Re: [PATCH] x86: uaccess: fix regression in unsafe_get_user

From: Thomas Gleixner
Date: Sat Feb 16 2019 - 17:27:08 EST


On Sat, 16 Feb 2019, Thomas Gleixner wrote:

> On Sat, 16 Feb 2019, Jann Horn wrote:
> > On Sat, Feb 16, 2019 at 12:59 AM <baloo@xxxxxxxxx> wrote:
> > > When extracting an initramfs, a filename may be near an allocation boundary.
> > > Should that happen, strncopy_from_user will invoke unsafe_get_user which
> > > may cross the allocation boundary.

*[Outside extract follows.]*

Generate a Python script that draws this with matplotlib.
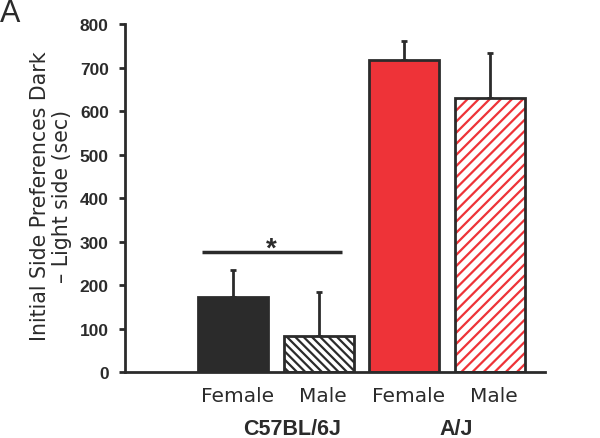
import matplotlib.pyplot as plt

plt.rcParams['font.family'] = ['Liberation Sans', 'DejaVu Sans']
plt.rcParams['hatch.linewidth'] = 1.6

# data
sexes = ["Female", "Male", "Female", "Male"]
strains = ["C57BL/6J", "A/J"]
means = [172, 83, 717, 630]
sems = [62, 101, 44, 103]
face_colors = ["#2b2b2b", "white", "#ee3338", "white"]
hatch_colors = ["#2b2b2b", "#2b2b2b", "#ee3338", "#ee3338"]
hatches = [None, "\\\\\\\\", None, "///"]

ink = "#2b2b2b"
wide = ['DejaVu Sans']  # regular text in the figure is wider than Arial

fig = plt.figure(figsize=(6, 4.39), dpi=100)
ax = fig.add_axes([0.208, 0.150, 0.700, 0.793])

pos = [1, 2, 3, 4]
for i in range(4):
    ax.bar(pos[i], means[i], width=0.82, color=face_colors[i], edgecolor=hatch_colors[i],
           hatch=hatches[i], linewidth=0, zorder=2)
    # outline drawn separately so it stays dark
    ax.bar(pos[i], means[i], width=0.82, fill=False, edgecolor=ink, linewidth=2, zorder=3)
    ax.errorbar(pos[i], means[i], yerr=[[0], [sems[i]]], fmt='none', ecolor=ink,
                elinewidth=2, capsize=2, capthick=2, zorder=1)

ax.set_xlim(-0.263, 4.64)
ax.set_ylim(0, 800)
ax.set_yticks(range(0, 801, 100))
ax.set_xticks([])
for s in ['top', 'right']:
    ax.spines[s].set_visible(False)
for s in ['left', 'bottom']:
    ax.spines[s].set_linewidth(2)
    ax.spines[s].set_color(ink)
ax.tick_params(axis='y', direction='out', length=4, width=2, color=ink,
               labelsize=12.5, labelcolor=ink, pad=7.5)
for lab in ax.get_yticklabels():
    lab.set_fontweight('bold')

fig.text(0.085, 0.552, "Initial Side Preferences Dark\n\u2013 Light side (sec)", fontsize=14.8,
         family=wide, color=ink, rotation=90, ha='center', va='center',
         multialignment='center', linespacing=1.15)

# x labels
for i in range(4):
    ax.text(pos[i] + 0.05, -66, sexes[i], ha='center', va='baseline', fontsize=14.5,
            family=wide, color=ink)
ax.text(1.69, -142, strains[0], ha='center', va='baseline', fontsize=15.5,
        fontweight='bold', color=ink)
ax.text(3.6, -142, strains[1], ha='center', va='baseline', fontsize=15.5,
        fontweight='bold', color=ink)

# significance
ax.plot([0.637, 2.27], [276, 276], color=ink, linewidth=2.5, solid_capstyle='butt')
ax.text(1.45, 267, "*", ha='center', va='baseline', fontsize=20, fontweight='bold', color=ink)

fig.text(0.0, 0.95, "A", fontsize=22, color=ink, va='baseline')

fig.savefig("out.png", dpi=100)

Should that happen, unsafe_get_user will
> > > trigger a page fault, and strncopy_from_user would then bailout to
> > > byte_at_a_time behavior.
> > >
> > > unsafe_get_user is unsafe by nature, and rely on pagefault to detect boundaries.
> > > After 9da3f2b74054 ("x86/fault: BUG() when uaccess helpers fault on kernel addresses")
> > > it may no longer rely on pagefault as the new page fault handler would
> > > trigger a BUG().
> > >
> > > This commit allows unsafe_get_user to explicitly trigger pagefaults and
> > > handle them directly with the error target label.
> >
> > Oof. So basically the init code is full of things that just call
> > syscalls instead of using VFS functions (which don't actually exist
> > for everything), and the VFS syscalls use getname_flags(), which uses
> > strncpy_from_user(), which can access out-of-bounds pages on
> > architectures that set CONFIG_HAVE_EFFICIENT_UNALIGNED_ACCESS, and
> > that in summary means that all the init code is potentially prone to
> > tripping over this?
>
> Not all init code. It should be only the initramfs decompression.
>
> > I don't particularly like this approach to fixing it, but I also don't
> > have any better ideas, so I guess unless someone else has a bright
> > idea, this patch might have to go in.
>
> So we know that this happens in the context of decompress() which calls
> flush_buffer() for every chunk. flush_buffer() gets the start_address and
> the length. We also know that the fault can only happen within:
>
> start_address <= fault_address < start_address + length + 8;
>
> So something like the untested workaround below should cover the initramfs
> oddity and avoid to weaken the protection for all other cases.

The other even simpler solution would be to force these functions into the
byte at a time code path during init. Too tired to hack that up now.